Listed records>
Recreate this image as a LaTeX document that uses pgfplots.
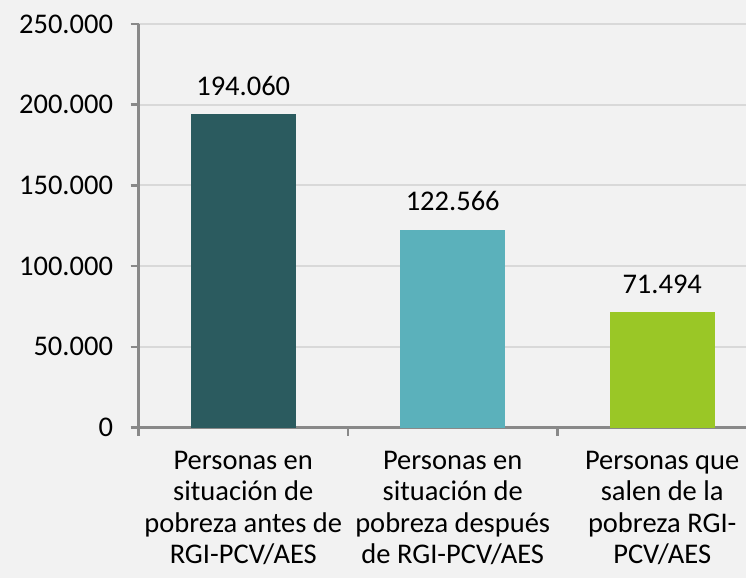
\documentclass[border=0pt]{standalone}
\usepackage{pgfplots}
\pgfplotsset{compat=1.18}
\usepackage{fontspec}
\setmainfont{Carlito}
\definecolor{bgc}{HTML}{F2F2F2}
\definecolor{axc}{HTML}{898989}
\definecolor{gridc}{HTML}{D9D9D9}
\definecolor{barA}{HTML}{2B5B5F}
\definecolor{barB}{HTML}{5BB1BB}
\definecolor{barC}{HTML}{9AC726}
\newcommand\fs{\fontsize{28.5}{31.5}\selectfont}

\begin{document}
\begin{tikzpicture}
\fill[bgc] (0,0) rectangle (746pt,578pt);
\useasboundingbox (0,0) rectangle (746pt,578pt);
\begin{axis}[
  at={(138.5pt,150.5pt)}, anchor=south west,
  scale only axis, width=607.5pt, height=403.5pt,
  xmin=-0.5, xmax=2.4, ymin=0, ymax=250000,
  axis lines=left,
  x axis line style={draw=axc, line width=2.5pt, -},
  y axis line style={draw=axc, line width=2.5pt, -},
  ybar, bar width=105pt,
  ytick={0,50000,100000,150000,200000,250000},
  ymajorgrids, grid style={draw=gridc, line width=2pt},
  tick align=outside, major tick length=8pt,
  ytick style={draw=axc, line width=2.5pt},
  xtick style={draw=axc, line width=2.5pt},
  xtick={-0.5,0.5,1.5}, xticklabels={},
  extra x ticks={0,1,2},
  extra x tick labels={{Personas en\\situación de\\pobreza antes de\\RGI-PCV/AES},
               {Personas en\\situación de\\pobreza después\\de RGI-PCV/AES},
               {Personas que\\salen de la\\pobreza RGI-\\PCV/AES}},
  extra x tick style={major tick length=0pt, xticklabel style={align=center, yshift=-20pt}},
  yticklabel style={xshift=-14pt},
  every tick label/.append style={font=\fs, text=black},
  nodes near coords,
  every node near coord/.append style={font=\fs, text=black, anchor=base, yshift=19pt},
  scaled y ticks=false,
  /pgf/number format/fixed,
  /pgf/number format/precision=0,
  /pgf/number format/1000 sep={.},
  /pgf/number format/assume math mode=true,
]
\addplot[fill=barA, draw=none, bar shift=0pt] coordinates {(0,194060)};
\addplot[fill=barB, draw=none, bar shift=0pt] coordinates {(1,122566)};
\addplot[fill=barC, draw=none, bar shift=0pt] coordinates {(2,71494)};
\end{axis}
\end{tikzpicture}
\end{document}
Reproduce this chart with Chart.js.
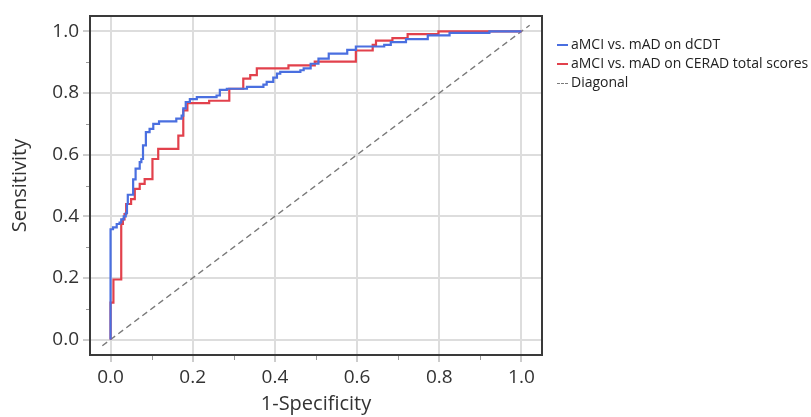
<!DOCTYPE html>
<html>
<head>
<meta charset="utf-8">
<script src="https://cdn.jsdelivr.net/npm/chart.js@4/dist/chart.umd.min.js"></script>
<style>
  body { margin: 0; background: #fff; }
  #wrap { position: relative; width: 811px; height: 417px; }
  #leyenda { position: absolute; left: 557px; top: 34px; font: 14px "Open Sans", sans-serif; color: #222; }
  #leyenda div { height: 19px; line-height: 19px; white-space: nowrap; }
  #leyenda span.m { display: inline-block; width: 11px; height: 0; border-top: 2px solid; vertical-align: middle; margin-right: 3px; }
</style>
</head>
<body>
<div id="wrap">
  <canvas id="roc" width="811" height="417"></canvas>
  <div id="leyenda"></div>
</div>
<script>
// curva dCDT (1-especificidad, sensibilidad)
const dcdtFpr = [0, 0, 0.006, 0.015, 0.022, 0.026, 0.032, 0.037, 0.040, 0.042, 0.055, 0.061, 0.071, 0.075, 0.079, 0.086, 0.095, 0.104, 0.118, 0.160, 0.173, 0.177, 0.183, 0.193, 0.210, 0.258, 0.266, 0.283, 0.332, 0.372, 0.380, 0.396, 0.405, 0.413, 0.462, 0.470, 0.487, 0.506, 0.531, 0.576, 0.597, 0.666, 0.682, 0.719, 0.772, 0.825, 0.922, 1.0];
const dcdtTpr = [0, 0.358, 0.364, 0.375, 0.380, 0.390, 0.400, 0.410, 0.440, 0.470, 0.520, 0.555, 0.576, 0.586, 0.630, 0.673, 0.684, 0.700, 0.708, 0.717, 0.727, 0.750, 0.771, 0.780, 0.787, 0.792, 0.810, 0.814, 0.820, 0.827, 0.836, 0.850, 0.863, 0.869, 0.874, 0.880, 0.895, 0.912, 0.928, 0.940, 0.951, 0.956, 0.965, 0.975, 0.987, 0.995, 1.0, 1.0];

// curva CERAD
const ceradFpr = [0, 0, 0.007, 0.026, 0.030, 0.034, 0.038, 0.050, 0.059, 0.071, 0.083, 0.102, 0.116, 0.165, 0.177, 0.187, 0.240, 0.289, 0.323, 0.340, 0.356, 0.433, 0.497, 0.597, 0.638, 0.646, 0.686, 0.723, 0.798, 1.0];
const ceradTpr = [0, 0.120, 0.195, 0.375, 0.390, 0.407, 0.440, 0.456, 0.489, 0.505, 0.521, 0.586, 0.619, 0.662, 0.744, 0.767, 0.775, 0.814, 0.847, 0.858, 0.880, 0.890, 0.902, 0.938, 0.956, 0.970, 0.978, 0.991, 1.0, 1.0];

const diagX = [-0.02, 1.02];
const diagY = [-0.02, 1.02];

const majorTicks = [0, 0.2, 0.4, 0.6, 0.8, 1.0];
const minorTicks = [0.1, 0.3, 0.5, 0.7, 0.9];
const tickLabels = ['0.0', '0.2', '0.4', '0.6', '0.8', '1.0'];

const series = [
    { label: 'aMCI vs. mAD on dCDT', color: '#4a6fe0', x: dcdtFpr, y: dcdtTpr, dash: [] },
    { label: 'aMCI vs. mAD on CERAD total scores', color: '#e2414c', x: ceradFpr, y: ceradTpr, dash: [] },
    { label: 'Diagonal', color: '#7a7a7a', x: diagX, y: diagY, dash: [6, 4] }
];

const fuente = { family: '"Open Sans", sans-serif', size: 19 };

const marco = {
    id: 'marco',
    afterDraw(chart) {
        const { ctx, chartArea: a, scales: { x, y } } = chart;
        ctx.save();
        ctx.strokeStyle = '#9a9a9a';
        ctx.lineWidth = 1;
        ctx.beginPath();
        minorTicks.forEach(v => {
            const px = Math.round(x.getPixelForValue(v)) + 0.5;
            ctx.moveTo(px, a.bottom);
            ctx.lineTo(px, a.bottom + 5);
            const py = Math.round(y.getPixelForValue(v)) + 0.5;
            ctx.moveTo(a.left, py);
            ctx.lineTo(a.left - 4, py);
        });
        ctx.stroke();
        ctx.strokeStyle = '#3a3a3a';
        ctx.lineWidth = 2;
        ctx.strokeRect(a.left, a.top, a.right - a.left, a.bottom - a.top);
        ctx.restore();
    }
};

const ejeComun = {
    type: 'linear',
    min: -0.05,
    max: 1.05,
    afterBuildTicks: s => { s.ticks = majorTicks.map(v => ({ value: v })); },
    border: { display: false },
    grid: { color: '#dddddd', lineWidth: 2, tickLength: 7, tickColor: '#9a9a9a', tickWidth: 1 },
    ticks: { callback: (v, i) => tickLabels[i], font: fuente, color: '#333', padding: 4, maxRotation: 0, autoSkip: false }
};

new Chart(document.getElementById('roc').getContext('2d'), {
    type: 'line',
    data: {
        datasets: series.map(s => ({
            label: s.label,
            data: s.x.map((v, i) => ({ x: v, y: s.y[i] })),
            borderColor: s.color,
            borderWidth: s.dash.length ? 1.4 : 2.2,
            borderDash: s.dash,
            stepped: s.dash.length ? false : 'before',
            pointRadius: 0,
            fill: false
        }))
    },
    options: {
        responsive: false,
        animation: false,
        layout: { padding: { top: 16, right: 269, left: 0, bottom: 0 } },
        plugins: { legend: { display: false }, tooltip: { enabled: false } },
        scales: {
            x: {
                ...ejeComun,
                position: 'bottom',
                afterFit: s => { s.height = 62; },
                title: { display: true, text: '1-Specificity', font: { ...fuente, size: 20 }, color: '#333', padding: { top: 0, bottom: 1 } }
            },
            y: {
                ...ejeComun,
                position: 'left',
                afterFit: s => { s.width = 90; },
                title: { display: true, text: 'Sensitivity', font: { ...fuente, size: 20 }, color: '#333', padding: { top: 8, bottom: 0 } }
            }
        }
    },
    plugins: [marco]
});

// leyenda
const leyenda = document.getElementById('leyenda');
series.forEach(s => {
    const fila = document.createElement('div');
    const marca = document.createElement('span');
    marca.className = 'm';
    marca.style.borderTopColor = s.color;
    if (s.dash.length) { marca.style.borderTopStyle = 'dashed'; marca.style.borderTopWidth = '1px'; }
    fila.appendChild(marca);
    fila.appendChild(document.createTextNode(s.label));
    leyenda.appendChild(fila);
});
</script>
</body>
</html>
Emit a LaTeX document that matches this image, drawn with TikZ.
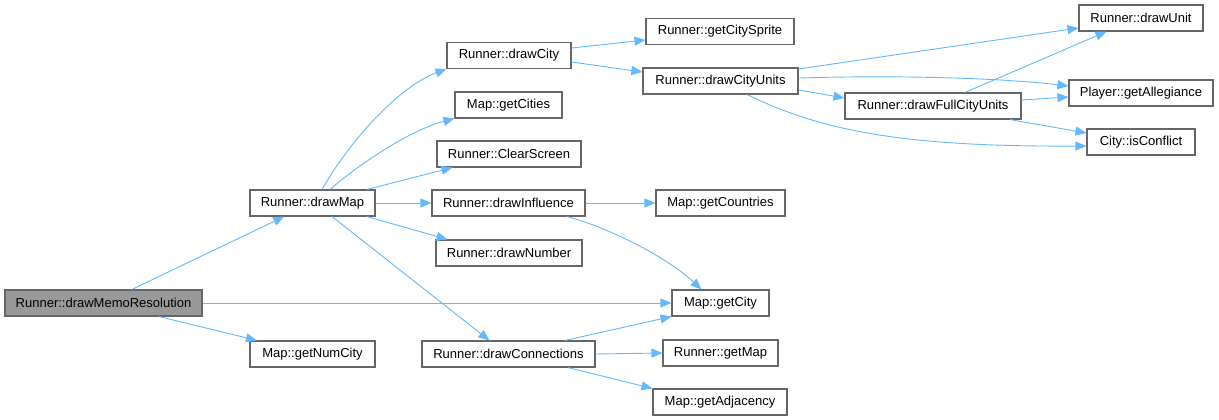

Set task> Scan the material above for the string "with" and return the lines that hold it.

Response below>
Reproduce this chart with Chart.js.
Emit a LaTeX document that matches this image, drawn with TikZ.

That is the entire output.